--- START OF Available data ---
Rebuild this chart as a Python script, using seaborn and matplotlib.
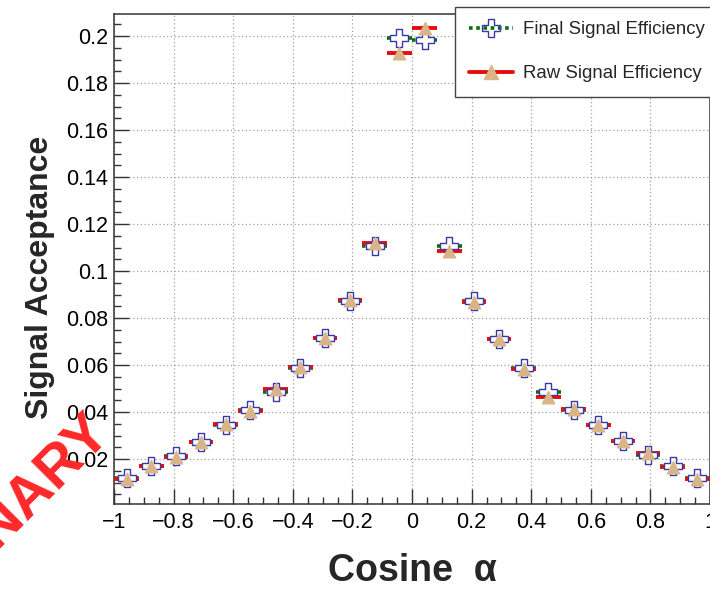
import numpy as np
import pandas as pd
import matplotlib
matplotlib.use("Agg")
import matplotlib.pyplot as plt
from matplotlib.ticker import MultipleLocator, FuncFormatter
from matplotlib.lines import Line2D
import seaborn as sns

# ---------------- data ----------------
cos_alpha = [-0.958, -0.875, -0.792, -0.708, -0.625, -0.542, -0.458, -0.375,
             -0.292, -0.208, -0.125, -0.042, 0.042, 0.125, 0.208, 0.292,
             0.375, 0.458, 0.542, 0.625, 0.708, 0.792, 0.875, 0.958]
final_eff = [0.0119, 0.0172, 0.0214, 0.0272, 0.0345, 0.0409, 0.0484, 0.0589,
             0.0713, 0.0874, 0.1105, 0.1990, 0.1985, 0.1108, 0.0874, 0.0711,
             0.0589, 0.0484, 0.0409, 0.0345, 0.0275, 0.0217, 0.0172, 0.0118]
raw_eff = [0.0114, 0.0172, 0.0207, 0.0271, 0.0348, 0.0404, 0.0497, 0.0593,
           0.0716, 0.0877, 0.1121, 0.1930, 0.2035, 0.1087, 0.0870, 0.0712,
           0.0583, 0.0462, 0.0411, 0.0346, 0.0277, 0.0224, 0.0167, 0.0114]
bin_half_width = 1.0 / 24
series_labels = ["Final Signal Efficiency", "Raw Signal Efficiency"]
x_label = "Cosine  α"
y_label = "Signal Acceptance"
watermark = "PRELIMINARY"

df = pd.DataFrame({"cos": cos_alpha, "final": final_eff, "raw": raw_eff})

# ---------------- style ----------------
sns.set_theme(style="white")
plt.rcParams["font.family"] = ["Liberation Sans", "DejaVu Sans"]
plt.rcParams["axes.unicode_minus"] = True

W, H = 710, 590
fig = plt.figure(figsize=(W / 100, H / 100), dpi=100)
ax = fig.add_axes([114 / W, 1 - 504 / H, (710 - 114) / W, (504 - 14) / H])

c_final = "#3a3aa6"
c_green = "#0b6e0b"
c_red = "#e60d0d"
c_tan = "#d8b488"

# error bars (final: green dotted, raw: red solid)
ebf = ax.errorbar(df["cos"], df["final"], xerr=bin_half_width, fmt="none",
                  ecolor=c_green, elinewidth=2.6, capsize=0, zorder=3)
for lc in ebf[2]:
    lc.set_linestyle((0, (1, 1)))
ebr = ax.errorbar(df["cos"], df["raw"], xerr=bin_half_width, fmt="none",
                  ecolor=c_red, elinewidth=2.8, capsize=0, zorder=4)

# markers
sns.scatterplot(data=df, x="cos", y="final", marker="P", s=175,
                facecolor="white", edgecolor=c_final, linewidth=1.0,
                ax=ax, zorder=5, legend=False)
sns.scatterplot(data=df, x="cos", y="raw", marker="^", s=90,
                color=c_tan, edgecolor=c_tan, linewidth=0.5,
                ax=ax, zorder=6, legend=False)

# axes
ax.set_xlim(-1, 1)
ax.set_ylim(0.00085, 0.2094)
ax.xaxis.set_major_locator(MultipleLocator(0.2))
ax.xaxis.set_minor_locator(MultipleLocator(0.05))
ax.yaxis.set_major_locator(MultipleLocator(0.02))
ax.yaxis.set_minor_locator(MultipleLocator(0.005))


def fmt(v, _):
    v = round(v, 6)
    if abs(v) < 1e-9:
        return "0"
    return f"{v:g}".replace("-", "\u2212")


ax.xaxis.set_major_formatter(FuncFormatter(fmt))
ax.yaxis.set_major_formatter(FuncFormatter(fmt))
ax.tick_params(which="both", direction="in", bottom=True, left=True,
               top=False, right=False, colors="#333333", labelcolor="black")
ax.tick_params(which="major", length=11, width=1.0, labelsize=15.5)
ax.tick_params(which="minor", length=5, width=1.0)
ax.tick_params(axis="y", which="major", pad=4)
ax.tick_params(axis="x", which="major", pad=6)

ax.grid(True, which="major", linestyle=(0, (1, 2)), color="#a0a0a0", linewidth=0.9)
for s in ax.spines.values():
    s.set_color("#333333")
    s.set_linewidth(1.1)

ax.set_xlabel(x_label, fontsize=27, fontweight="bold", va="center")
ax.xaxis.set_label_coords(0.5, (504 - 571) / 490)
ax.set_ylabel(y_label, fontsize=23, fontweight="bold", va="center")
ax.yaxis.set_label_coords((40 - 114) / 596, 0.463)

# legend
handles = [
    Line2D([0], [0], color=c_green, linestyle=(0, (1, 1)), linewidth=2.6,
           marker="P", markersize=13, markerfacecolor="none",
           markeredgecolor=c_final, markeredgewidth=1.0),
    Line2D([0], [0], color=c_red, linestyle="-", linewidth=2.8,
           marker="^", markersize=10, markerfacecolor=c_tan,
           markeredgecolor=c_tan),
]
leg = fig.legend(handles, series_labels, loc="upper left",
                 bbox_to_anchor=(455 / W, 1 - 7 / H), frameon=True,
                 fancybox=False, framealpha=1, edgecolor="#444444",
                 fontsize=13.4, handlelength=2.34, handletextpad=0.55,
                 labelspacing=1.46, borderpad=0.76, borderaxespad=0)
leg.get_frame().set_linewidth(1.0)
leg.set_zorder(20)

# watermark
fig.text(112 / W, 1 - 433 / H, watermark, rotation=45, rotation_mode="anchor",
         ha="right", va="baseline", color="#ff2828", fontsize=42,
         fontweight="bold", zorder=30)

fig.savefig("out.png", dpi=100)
--- END OF Available data ---
## Work to be completed
Set the data above down again exactly as given, with no pictures.

## The solution
Rebuild this chart as a Python script, using seaborn and matplotlib.
import numpy as np
import pandas as pd
import matplotlib
matplotlib.use("Agg")
import matplotlib.pyplot as plt
from matplotlib.ticker import MultipleLocator, FuncFormatter
from matplotlib.lines import Line2D
import seaborn as sns

# ---------------- data ----------------
cos_alpha = [-0.958, -0.875, -0.792, -0.708, -0.625, -0.542, -0.458, -0.375,
             -0.292, -0.208, -0.125, -0.042, 0.042, 0.125, 0.208, 0.292,
             0.375, 0.458, 0.542, 0.625, 0.708, 0.792, 0.875, 0.958]
final_eff = [0.0119, 0.0172, 0.0214, 0.0272, 0.0345, 0.0409, 0.0484, 0.0589,
             0.0713, 0.0874, 0.1105, 0.1990, 0.1985, 0.1108, 0.0874, 0.0711,
             0.0589, 0.0484, 0.0409, 0.0345, 0.0275, 0.0217, 0.0172, 0.0118]
raw_eff = [0.0114, 0.0172, 0.0207, 0.0271, 0.0348, 0.0404, 0.0497, 0.0593,
           0.0716, 0.0877, 0.1121, 0.1930, 0.2035, 0.1087, 0.0870, 0.0712,
           0.0583, 0.0462, 0.0411, 0.0346, 0.0277, 0.0224, 0.0167, 0.0114]
bin_half_width = 1.0 / 24
series_labels = ["Final Signal Efficiency", "Raw Signal Efficiency"]
x_label = "Cosine  α"
y_label = "Signal Acceptance"
watermark = "PRELIMINARY"

df = pd.DataFrame({"cos": cos_alpha, "final": final_eff, "raw": raw_eff})

# ---------------- style ----------------
sns.set_theme(style="white")
plt.rcParams["font.family"] = ["Liberation Sans", "DejaVu Sans"]
plt.rcParams["axes.unicode_minus"] = True

W, H = 710, 590
fig = plt.figure(figsize=(W / 100, H / 100), dpi=100)
ax = fig.add_axes([114 / W, 1 - 504 / H, (710 - 114) / W, (504 - 14) / H])

c_final = "#3a3aa6"
c_green = "#0b6e0b"
c_red = "#e60d0d"
c_tan = "#d8b488"

# error bars (final: green dotted, raw: red solid)
ebf = ax.errorbar(df["cos"], df["final"], xerr=bin_half_width, fmt="none",
                  ecolor=c_green, elinewidth=2.6, capsize=0, zorder=3)
for lc in ebf[2]:
    lc.set_linestyle((0, (1, 1)))
ebr = ax.errorbar(df["cos"], df["raw"], xerr=bin_half_width, fmt="none",
                  ecolor=c_red, elinewidth=2.8, capsize=0, zorder=4)

# markers
sns.scatterplot(data=df, x="cos", y="final", marker="P", s=175,
                facecolor="white", edgecolor=c_final, linewidth=1.0,
                ax=ax, zorder=5, legend=False)
sns.scatterplot(data=df, x="cos", y="raw", marker="^", s=90,
                color=c_tan, edgecolor=c_tan, linewidth=0.5,
                ax=ax, zorder=6, legend=False)

# axes
ax.set_xlim(-1, 1)
ax.set_ylim(0.00085, 0.2094)
ax.xaxis.set_major_locator(MultipleLocator(0.2))
ax.xaxis.set_minor_locator(MultipleLocator(0.05))
ax.yaxis.set_major_locator(MultipleLocator(0.02))
ax.yaxis.set_minor_locator(MultipleLocator(0.005))


def fmt(v, _):
    v = round(v, 6)
    if abs(v) < 1e-9:
        return "0"
    return f"{v:g}".replace("-", "\u2212")


ax.xaxis.set_major_formatter(FuncFormatter(fmt))
ax.yaxis.set_major_formatter(FuncFormatter(fmt))
ax.tick_params(which="both", direction="in", bottom=True, left=True,
               top=False, right=False, colors="#333333", labelcolor="black")
ax.tick_params(which="major", length=11, width=1.0, labelsize=15.5)
ax.tick_params(which="minor", length=5, width=1.0)
ax.tick_params(axis="y", which="major", pad=4)
ax.tick_params(axis="x", which="major", pad=6)

ax.grid(True, which="major", linestyle=(0, (1, 2)), color="#a0a0a0", linewidth=0.9)
for s in ax.spines.values():
    s.set_color("#333333")
    s.set_linewidth(1.1)

ax.set_xlabel(x_label, fontsize=27, fontweight="bold", va="center")
ax.xaxis.set_label_coords(0.5, (504 - 571) / 490)
ax.set_ylabel(y_label, fontsize=23, fontweight="bold", va="center")
ax.yaxis.set_label_coords((40 - 114) / 596, 0.463)

# legend
handles = [
    Line2D([0], [0], color=c_green, linestyle=(0, (1, 1)), linewidth=2.6,
           marker="P", markersize=13, markerfacecolor="none",
           markeredgecolor=c_final, markeredgewidth=1.0),
    Line2D([0], [0], color=c_red, linestyle="-", linewidth=2.8,
           marker="^", markersize=10, markerfacecolor=c_tan,
           markeredgecolor=c_tan),
]
leg = fig.legend(handles, series_labels, loc="upper left",
                 bbox_to_anchor=(455 / W, 1 - 7 / H), frameon=True,
                 fancybox=False, framealpha=1, edgecolor="#444444",
                 fontsize=13.4, handlelength=2.34, handletextpad=0.55,
                 labelspacing=1.46, borderpad=0.76, borderaxespad=0)
leg.get_frame().set_linewidth(1.0)
leg.set_zorder(20)

# watermark
fig.text(112 / W, 1 - 433 / H, watermark, rotation=45, rotation_mode="anchor",
         ha="right", va="baseline", color="#ff2828", fontsize=42,
         fontweight="bold", zorder=30)

fig.savefig("out.png", dpi=100)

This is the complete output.